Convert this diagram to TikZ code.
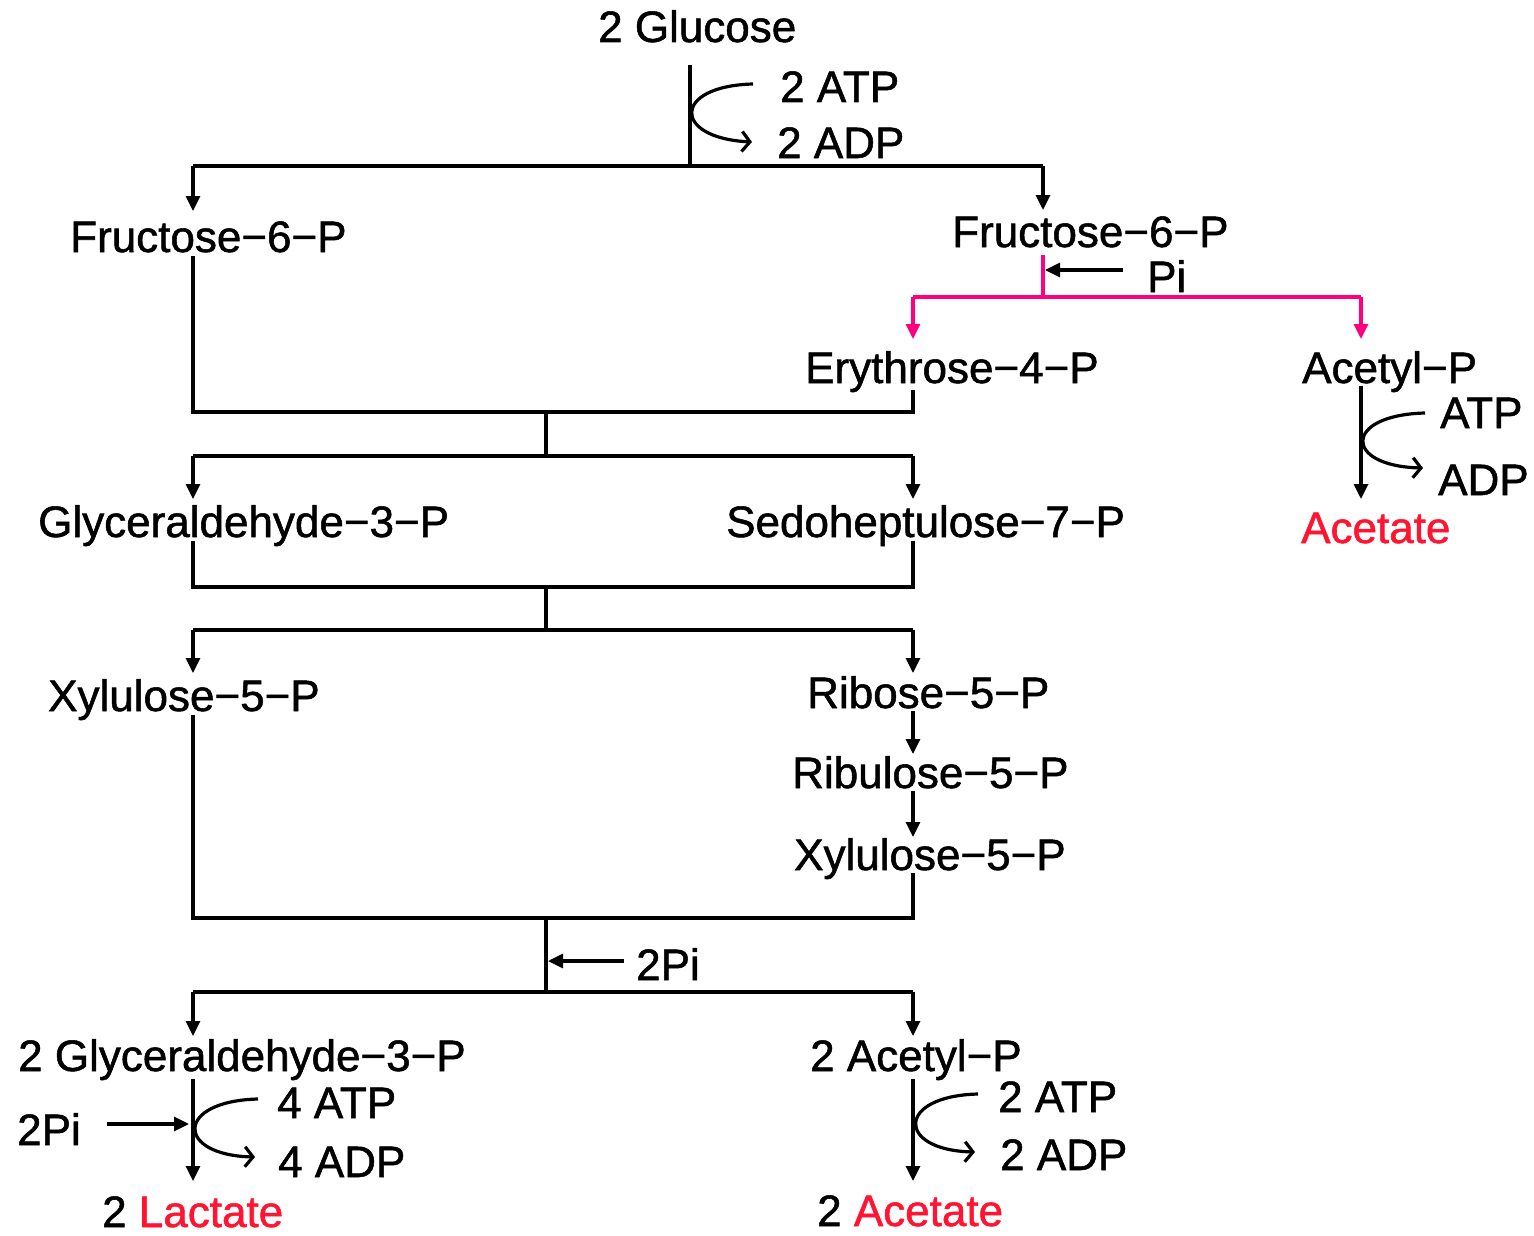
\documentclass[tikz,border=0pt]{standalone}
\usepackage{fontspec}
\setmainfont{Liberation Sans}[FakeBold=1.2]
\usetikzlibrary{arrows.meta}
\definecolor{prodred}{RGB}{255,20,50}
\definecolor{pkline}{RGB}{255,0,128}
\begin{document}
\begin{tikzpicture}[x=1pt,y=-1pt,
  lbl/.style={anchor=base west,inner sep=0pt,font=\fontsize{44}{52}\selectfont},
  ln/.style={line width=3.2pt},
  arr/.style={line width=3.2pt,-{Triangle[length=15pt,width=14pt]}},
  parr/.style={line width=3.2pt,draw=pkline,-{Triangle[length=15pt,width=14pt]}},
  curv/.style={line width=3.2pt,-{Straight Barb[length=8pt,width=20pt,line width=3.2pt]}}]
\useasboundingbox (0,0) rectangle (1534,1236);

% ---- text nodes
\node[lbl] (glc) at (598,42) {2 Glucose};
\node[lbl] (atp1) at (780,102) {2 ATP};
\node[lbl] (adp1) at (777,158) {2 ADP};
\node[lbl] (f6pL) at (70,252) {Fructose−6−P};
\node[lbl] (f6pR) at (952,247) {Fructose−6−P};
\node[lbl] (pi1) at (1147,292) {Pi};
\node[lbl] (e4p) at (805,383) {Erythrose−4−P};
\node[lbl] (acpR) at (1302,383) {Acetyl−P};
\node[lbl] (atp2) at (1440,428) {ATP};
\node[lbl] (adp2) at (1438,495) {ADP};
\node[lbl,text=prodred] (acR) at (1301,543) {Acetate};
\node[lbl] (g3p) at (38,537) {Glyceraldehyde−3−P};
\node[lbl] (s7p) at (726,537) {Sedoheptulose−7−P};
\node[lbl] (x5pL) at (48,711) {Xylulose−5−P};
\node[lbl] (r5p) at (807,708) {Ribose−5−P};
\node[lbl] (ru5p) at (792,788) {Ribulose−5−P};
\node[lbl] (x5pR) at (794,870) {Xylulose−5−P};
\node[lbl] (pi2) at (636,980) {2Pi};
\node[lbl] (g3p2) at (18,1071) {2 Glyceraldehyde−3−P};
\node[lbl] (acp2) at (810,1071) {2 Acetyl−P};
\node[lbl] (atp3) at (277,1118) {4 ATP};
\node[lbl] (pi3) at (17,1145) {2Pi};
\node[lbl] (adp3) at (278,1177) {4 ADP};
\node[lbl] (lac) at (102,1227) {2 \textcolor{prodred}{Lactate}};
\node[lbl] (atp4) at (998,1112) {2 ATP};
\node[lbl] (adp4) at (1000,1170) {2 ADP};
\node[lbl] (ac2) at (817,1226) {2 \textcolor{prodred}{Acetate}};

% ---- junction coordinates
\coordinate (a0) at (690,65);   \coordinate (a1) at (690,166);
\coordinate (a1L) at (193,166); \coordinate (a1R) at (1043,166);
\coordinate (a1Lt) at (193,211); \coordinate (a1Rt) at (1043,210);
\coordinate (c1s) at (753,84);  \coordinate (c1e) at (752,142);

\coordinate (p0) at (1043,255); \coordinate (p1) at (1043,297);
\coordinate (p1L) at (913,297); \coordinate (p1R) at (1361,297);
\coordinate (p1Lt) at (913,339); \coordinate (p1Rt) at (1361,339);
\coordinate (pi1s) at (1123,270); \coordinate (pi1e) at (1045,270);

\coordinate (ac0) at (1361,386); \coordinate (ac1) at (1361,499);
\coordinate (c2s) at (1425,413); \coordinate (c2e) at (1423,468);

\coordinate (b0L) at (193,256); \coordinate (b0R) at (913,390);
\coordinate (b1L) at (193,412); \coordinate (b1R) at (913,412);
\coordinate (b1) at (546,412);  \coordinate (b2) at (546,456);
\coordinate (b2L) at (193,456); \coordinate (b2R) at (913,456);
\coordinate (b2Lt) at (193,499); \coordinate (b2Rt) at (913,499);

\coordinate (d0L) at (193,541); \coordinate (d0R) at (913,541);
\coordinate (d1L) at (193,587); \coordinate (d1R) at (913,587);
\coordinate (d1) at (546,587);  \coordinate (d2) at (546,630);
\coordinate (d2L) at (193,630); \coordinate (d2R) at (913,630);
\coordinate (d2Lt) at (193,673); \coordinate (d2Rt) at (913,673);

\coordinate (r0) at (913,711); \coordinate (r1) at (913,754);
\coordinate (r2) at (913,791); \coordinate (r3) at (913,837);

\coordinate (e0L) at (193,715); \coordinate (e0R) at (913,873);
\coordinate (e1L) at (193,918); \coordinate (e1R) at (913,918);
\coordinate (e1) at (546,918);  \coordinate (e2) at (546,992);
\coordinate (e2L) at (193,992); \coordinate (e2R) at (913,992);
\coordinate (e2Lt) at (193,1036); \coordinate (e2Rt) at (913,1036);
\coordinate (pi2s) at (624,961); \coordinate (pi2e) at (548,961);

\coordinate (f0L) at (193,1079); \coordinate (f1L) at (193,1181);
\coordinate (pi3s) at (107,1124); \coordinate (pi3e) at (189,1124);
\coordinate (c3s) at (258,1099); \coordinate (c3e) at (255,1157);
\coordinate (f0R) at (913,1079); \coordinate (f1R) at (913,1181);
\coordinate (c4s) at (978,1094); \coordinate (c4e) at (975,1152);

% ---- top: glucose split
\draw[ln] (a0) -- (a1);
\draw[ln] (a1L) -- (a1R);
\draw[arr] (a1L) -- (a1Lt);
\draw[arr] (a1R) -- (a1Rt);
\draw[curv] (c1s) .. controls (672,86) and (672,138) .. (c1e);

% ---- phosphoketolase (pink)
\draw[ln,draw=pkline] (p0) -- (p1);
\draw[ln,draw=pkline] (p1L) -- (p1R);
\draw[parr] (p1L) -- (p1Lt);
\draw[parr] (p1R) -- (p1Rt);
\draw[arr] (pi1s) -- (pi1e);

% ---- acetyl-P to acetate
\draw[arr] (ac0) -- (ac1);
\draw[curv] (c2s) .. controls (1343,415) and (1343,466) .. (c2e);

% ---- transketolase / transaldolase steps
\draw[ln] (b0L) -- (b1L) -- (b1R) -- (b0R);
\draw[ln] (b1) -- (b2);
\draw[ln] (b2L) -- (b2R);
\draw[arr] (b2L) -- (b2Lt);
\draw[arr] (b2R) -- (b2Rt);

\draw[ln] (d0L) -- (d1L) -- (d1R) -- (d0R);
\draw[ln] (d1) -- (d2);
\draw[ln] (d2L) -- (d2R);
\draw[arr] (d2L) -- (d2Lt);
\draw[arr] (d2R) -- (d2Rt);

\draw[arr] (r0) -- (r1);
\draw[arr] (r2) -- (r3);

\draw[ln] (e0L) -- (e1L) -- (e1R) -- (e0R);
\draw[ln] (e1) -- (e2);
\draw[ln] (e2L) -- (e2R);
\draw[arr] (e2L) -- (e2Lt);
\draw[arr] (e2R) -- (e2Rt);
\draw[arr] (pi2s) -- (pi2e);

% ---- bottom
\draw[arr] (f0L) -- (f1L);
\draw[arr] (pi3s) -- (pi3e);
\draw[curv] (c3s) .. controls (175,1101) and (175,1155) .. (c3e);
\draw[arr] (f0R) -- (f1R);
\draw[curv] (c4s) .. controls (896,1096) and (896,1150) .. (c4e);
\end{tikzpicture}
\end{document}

▶ PROBLEM TO WORK ON:
Output the data above without changes, apart from leaving out the pictures.

▶ REPLY:
Convert this diagram to TikZ code.
\documentclass[tikz,border=0pt]{standalone}
\usepackage{fontspec}
\setmainfont{Liberation Sans}[FakeBold=1.2]
\usetikzlibrary{arrows.meta}
\definecolor{prodred}{RGB}{255,20,50}
\definecolor{pkline}{RGB}{255,0,128}
\begin{document}
\begin{tikzpicture}[x=1pt,y=-1pt,
  lbl/.style={anchor=base west,inner sep=0pt,font=\fontsize{44}{52}\selectfont},
  ln/.style={line width=3.2pt},
  arr/.style={line width=3.2pt,-{Triangle[length=15pt,width=14pt]}},
  parr/.style={line width=3.2pt,draw=pkline,-{Triangle[length=15pt,width=14pt]}},
  curv/.style={line width=3.2pt,-{Straight Barb[length=8pt,width=20pt,line width=3.2pt]}}]
\useasboundingbox (0,0) rectangle (1534,1236);

% ---- text nodes
\node[lbl] (glc) at (598,42) {2 Glucose};
\node[lbl] (atp1) at (780,102) {2 ATP};
\node[lbl] (adp1) at (777,158) {2 ADP};
\node[lbl] (f6pL) at (70,252) {Fructose−6−P};
\node[lbl] (f6pR) at (952,247) {Fructose−6−P};
\node[lbl] (pi1) at (1147,292) {Pi};
\node[lbl] (e4p) at (805,383) {Erythrose−4−P};
\node[lbl] (acpR) at (1302,383) {Acetyl−P};
\node[lbl] (atp2) at (1440,428) {ATP};
\node[lbl] (adp2) at (1438,495) {ADP};
\node[lbl,text=prodred] (acR) at (1301,543) {Acetate};
\node[lbl] (g3p) at (38,537) {Glyceraldehyde−3−P};
\node[lbl] (s7p) at (726,537) {Sedoheptulose−7−P};
\node[lbl] (x5pL) at (48,711) {Xylulose−5−P};
\node[lbl] (r5p) at (807,708) {Ribose−5−P};
\node[lbl] (ru5p) at (792,788) {Ribulose−5−P};
\node[lbl] (x5pR) at (794,870) {Xylulose−5−P};
\node[lbl] (pi2) at (636,980) {2Pi};
\node[lbl] (g3p2) at (18,1071) {2 Glyceraldehyde−3−P};
\node[lbl] (acp2) at (810,1071) {2 Acetyl−P};
\node[lbl] (atp3) at (277,1118) {4 ATP};
\node[lbl] (pi3) at (17,1145) {2Pi};
\node[lbl] (adp3) at (278,1177) {4 ADP};
\node[lbl] (lac) at (102,1227) {2 \textcolor{prodred}{Lactate}};
\node[lbl] (atp4) at (998,1112) {2 ATP};
\node[lbl] (adp4) at (1000,1170) {2 ADP};
\node[lbl] (ac2) at (817,1226) {2 \textcolor{prodred}{Acetate}};

% ---- junction coordinates
\coordinate (a0) at (690,65);   \coordinate (a1) at (690,166);
\coordinate (a1L) at (193,166); \coordinate (a1R) at (1043,166);
\coordinate (a1Lt) at (193,211); \coordinate (a1Rt) at (1043,210);
\coordinate (c1s) at (753,84);  \coordinate (c1e) at (752,142);

\coordinate (p0) at (1043,255); \coordinate (p1) at (1043,297);
\coordinate (p1L) at (913,297); \coordinate (p1R) at (1361,297);
\coordinate (p1Lt) at (913,339); \coordinate (p1Rt) at (1361,339);
\coordinate (pi1s) at (1123,270); \coordinate (pi1e) at (1045,270);

\coordinate (ac0) at (1361,386); \coordinate (ac1) at (1361,499);
\coordinate (c2s) at (1425,413); \coordinate (c2e) at (1423,468);

\coordinate (b0L) at (193,256); \coordinate (b0R) at (913,390);
\coordinate (b1L) at (193,412); \coordinate (b1R) at (913,412);
\coordinate (b1) at (546,412);  \coordinate (b2) at (546,456);
\coordinate (b2L) at (193,456); \coordinate (b2R) at (913,456);
\coordinate (b2Lt) at (193,499); \coordinate (b2Rt) at (913,499);

\coordinate (d0L) at (193,541); \coordinate (d0R) at (913,541);
\coordinate (d1L) at (193,587); \coordinate (d1R) at (913,587);
\coordinate (d1) at (546,587);  \coordinate (d2) at (546,630);
\coordinate (d2L) at (193,630); \coordinate (d2R) at (913,630);
\coordinate (d2Lt) at (193,673); \coordinate (d2Rt) at (913,673);

\coordinate (r0) at (913,711); \coordinate (r1) at (913,754);
\coordinate (r2) at (913,791); \coordinate (r3) at (913,837);

\coordinate (e0L) at (193,715); \coordinate (e0R) at (913,873);
\coordinate (e1L) at (193,918); \coordinate (e1R) at (913,918);
\coordinate (e1) at (546,918);  \coordinate (e2) at (546,992);
\coordinate (e2L) at (193,992); \coordinate (e2R) at (913,992);
\coordinate (e2Lt) at (193,1036); \coordinate (e2Rt) at (913,1036);
\coordinate (pi2s) at (624,961); \coordinate (pi2e) at (548,961);

\coordinate (f0L) at (193,1079); \coordinate (f1L) at (193,1181);
\coordinate (pi3s) at (107,1124); \coordinate (pi3e) at (189,1124);
\coordinate (c3s) at (258,1099); \coordinate (c3e) at (255,1157);
\coordinate (f0R) at (913,1079); \coordinate (f1R) at (913,1181);
\coordinate (c4s) at (978,1094); \coordinate (c4e) at (975,1152);

% ---- top: glucose split
\draw[ln] (a0) -- (a1);
\draw[ln] (a1L) -- (a1R);
\draw[arr] (a1L) -- (a1Lt);
\draw[arr] (a1R) -- (a1Rt);
\draw[curv] (c1s) .. controls (672,86) and (672,138) .. (c1e);

% ---- phosphoketolase (pink)
\draw[ln,draw=pkline] (p0) -- (p1);
\draw[ln,draw=pkline] (p1L) -- (p1R);
\draw[parr] (p1L) -- (p1Lt);
\draw[parr] (p1R) -- (p1Rt);
\draw[arr] (pi1s) -- (pi1e);

% ---- acetyl-P to acetate
\draw[arr] (ac0) -- (ac1);
\draw[curv] (c2s) .. controls (1343,415) and (1343,466) .. (c2e);

% ---- transketolase / transaldolase steps
\draw[ln] (b0L) -- (b1L) -- (b1R) -- (b0R);
\draw[ln] (b1) -- (b2);
\draw[ln] (b2L) -- (b2R);
\draw[arr] (b2L) -- (b2Lt);
\draw[arr] (b2R) -- (b2Rt);

\draw[ln] (d0L) -- (d1L) -- (d1R) -- (d0R);
\draw[ln] (d1) -- (d2);
\draw[ln] (d2L) -- (d2R);
\draw[arr] (d2L) -- (d2Lt);
\draw[arr] (d2R) -- (d2Rt);

\draw[arr] (r0) -- (r1);
\draw[arr] (r2) -- (r3);

\draw[ln] (e0L) -- (e1L) -- (e1R) -- (e0R);
\draw[ln] (e1) -- (e2);
\draw[ln] (e2L) -- (e2R);
\draw[arr] (e2L) -- (e2Lt);
\draw[arr] (e2R) -- (e2Rt);
\draw[arr] (pi2s) -- (pi2e);

% ---- bottom
\draw[arr] (f0L) -- (f1L);
\draw[arr] (pi3s) -- (pi3e);
\draw[curv] (c3s) .. controls (175,1101) and (175,1155) .. (c3e);
\draw[arr] (f0R) -- (f1R);
\draw[curv] (c4s) .. controls (896,1096) and (896,1150) .. (c4e);
\end{tikzpicture}
\end{document}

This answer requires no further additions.